Mary craved affection all her life and received very little, from her parents, her siblings, her husband, even her son. The sons who did love her and fulfilled her need to be a mother, died young. Robert Lincoln had an evident abhorrance for his mother's passion for not only his father, himself, but even her compulsive shopping. It seemed a particularly cruel revenge that in her widowhood, Robert had his mother committed because he didn’t love her enough to try and understand.

Ms Cooke Newman builds up an excellent portrait of a seriously disturbed child, who would eventually be ambushed by grief in adulthood and finally the widowhood which breaks her fragile mind. She also draws beautiful portraits of life in the deep south before the Civil War beautifully, with scents of lemon verbena and mint juleps on a sun baked porch.

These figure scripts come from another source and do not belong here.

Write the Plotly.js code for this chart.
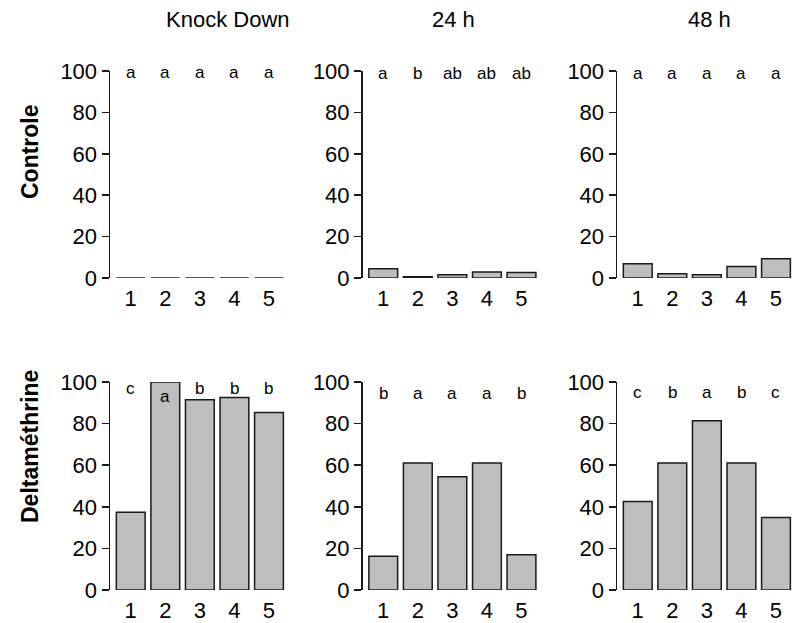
<!DOCTYPE html>
<html>
<head>
<meta charset="utf-8">
<script src="https://cdn.plot.ly/plotly-3.0.1.min.js"></script>
<style>html,body{margin:0;padding:0;background:#fff;}#chart{width:795px;height:623px;}</style>
</head>
<body>
<div id="chart"></div>
<script>
// ---- data ----
const categories = ['1', '2', '3', '4', '5'];
const columnTitles = ['Knock Down', '24 h', '48 h'];
const rowTitles = ['Controle', 'Deltaméthrine'];
const yTicks = [0, 20, 40, 60, 80, 100];

const controleKD  = [0, 0, 0, 0, 0];
const controle24  = [4.5, 0.6, 1.6, 2.9, 2.6];
const controle48  = [6.9, 2.1, 1.6, 5.5, 9.3];
const deltaKD     = [37.4, 100, 91.5, 92.5, 85.3];
const delta24     = [16.2, 61, 54.4, 61.1, 17];
const delta48     = [42.6, 61, 81.4, 61.1, 34.9];

const lettersControleKD = ['a', 'a', 'a', 'a', 'a'];
const lettersControle24 = ['a', 'b', 'ab', 'ab', 'ab'];
const lettersControle48 = ['a', 'a', 'a', 'a', 'a'];
const lettersDeltaKD    = ['c', 'a', 'b', 'b', 'b'];
const lettersDelta24    = ['b', 'a', 'a', 'a', 'b'];
const lettersDelta48    = ['c', 'b', 'a', 'b', 'c'];

// ---- layout helpers ----
const W = 795, H = 623;
const FONT = 'Liberation Sans, Arial, sans-serif';
const pxPerCat = 34.56;
const colLeft = [110, 362.5, 617];
const colWidth = [180, 180, 178];
const rowY = [[278, 71], [590, 382]]; // pixel of y=0, y=100
const letterY = [
  [[99.5,99.5,99.5,99.5,99.5],[99,99,99,99,99],[99,99,99,99,99]],
  [[97,93,97,97,97],[94.5,94.5,94.5,94.5,94.5],[95,95,95,95,95]]
];

const panels = [
  [controleKD, controle24, controle48],
  [deltaKD, delta24, delta48]
];
const letters = [
  [lettersControleKD, lettersControle24, lettersControle48],
  [lettersDeltaKD, lettersDelta24, lettersDelta48]
];

const traces = [];
const layout = {
  width: W, height: H,
  margin: {l: 0, r: 0, t: 0, b: 0},
  paper_bgcolor: '#fff', plot_bgcolor: 'rgba(0,0,0,0)',
  showlegend: false,
  bargap: 0.2 / 1.2,
  font: {family: FONT, color: '#000'},
  annotations: []
};

let n = 0;
for (let r = 0; r < 2; r++) {
  for (let c = 0; c < 3; c++) {
    n++;
    const xa = 'x' + (n === 1 ? '' : n), ya = 'y' + (n === 1 ? '' : n);
    const xKey = 'xaxis' + (n === 1 ? '' : n), yKey = 'yaxis' + (n === 1 ? '' : n);
    traces.push({
      type: 'bar', x: categories, y: panels[r][c],
      xaxis: xa, yaxis: ya, cliponaxis: false,
      marker: {color: '#BEBEBE', line: {color: '#1a1a1a', width: 1.5}},
      hoverinfo: 'skip'
    });
    const r0 = -0.6;
    layout[xKey] = {
      domain: [colLeft[c] / W, (colLeft[c] + colWidth[c]) / W],
      range: [r0, r0 + colWidth[c] / pxPerCat],
      type: 'category', anchor: ya,
      showgrid: false, zeroline: false, showline: false,
      ticks: 'outside', ticklen: 1, tickcolor: 'rgba(0,0,0,0)',
      tickfont: {size: 22, family: FONT, color: '#000'},
      fixedrange: true
    };
    layout[yKey] = {
      domain: [(H - rowY[r][0]) / H, (H - rowY[r][1]) / H],
      range: [0, 100], anchor: xa,
      tickvals: yTicks, ticktext: yTicks.map(String),
      showgrid: false, zeroline: false,
      showline: true, linecolor: '#1a1a1a', linewidth: 1.5,
      ticks: 'outside', ticklen: 7, tickwidth: 1.5, tickcolor: '#1a1a1a',
      tickfont: {size: 22, family: FONT, color: '#000'},
      fixedrange: true
    };
    letters[r][c].forEach((t, i) => {
      layout.annotations.push({
        x: i, y: letterY[r][c][i], xref: xa, yref: ya,
        text: t, showarrow: false, xanchor: 'center', yanchor: 'middle',
        font: {size: 17, family: FONT, color: '#000'}
      });
    });
  }
}

const colTitleX = [228, 453, 709];
columnTitles.forEach((t, i) => {
  layout.annotations.push({
    x: colTitleX[i] / W, y: (H - 20) / H, xref: 'paper', yref: 'paper',
    text: t, showarrow: false, xanchor: 'center', yanchor: 'middle',
    font: {size: 22, family: FONT, color: '#000'}
  });
});
const rowTitleY = [152, 447];
rowTitles.forEach((t, i) => {
  layout.annotations.push({
    x: 30 / W, y: (H - rowTitleY[i]) / H, xref: 'paper', yref: 'paper',
    text: '<b>' + t + '</b>', showarrow: false, textangle: -90,
    xanchor: 'center', yanchor: 'middle',
    font: {size: 23, family: FONT, color: '#000'}
  });
});

Plotly.newPlot('chart', traces, layout, {displayModeBar: false, staticPlot: true});
</script>
</body>
</html>
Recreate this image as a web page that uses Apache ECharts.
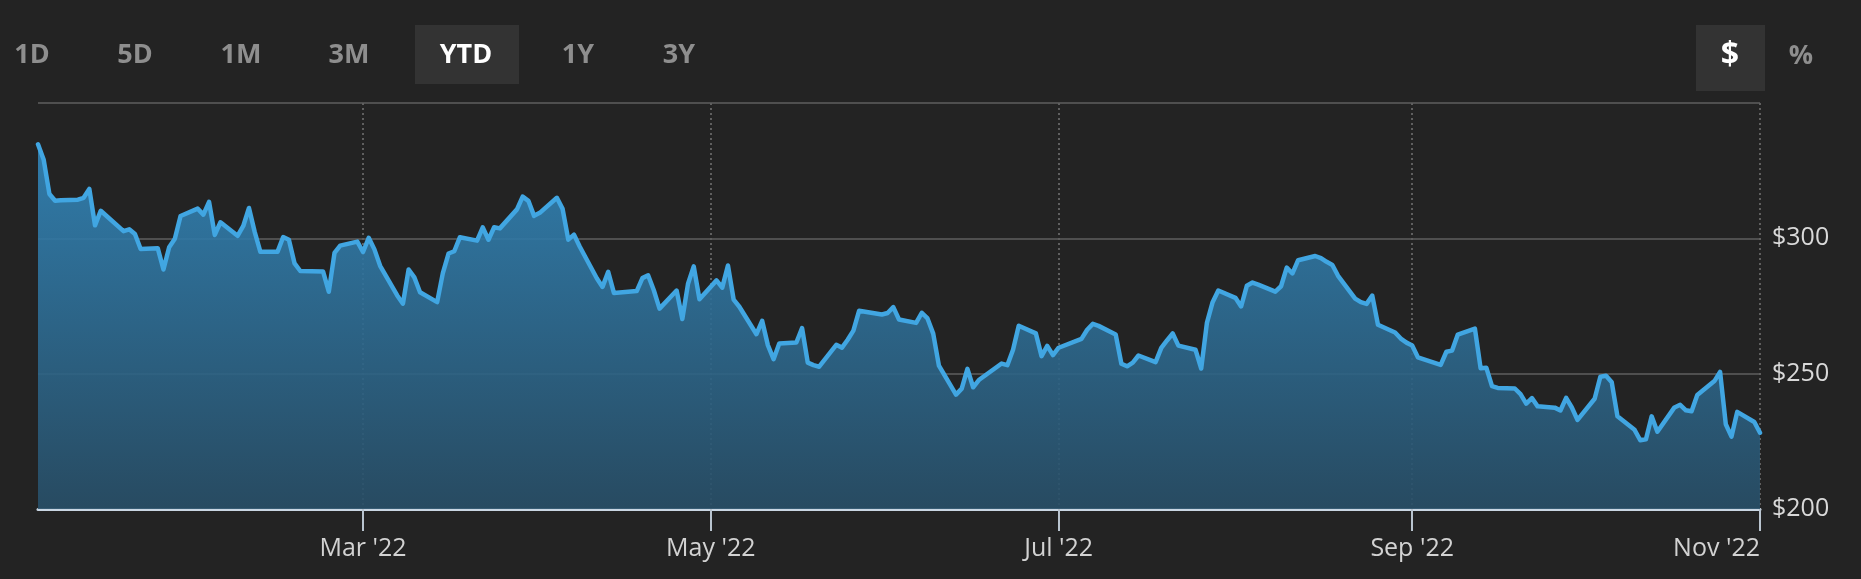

I wonder if Lincoln would have become the man he was without her ambition and drive to encourage him? If the author was true to her research, and I'm sure she is, Mary built up her husband's inadequate self esteem and even taught him to deepen his voice so he would be taken seriously as an orator, just as the Queen Mother helped George VIth prepare his speeches to get rid of his stammer.

Mary's eye witness account of Lincoln's assasination is vivid and in some ways shocking. It brings a new dimesion to a well known occurrence, with brings her utter devastation at the loss of her husband to life. I defy anyone who reads this book not to have complete sympathy, as well as some exasperation with Mary, who in some instances, was her own worst enemy.

Anita Davison

Janis Cooke Newman
Short Excerpt from Mrs Lincoln

During the long afternoons at the Springs, unmarried ladies tortured their beaux by accepting and then refusing invitations to walk with them beneath the rows of flowering magnolia trees. Married ladies sat on the east porch, discussing the indiscretions of those who were absent and childbearing, while sipping glasses of mineral-laden water. The married men congregated on the west porch, where the talk was of horses and politics, and the drink was either julep or whiskey, depending upon the time of day. And the children ran about the lawn without their shoes, inhaling so much of the lemon verbena that grew along the pathways, they were in a constant state of dizziness.....

........ It was a languid evening, the air warm and filled with the syrupy scent of the magnolias. The whole family had come out on the veranda after supper and stayed sprawled over wicker chaises and rockers long enough for the sky to grow dark and the mosquitoes to to be replaced by firefiles.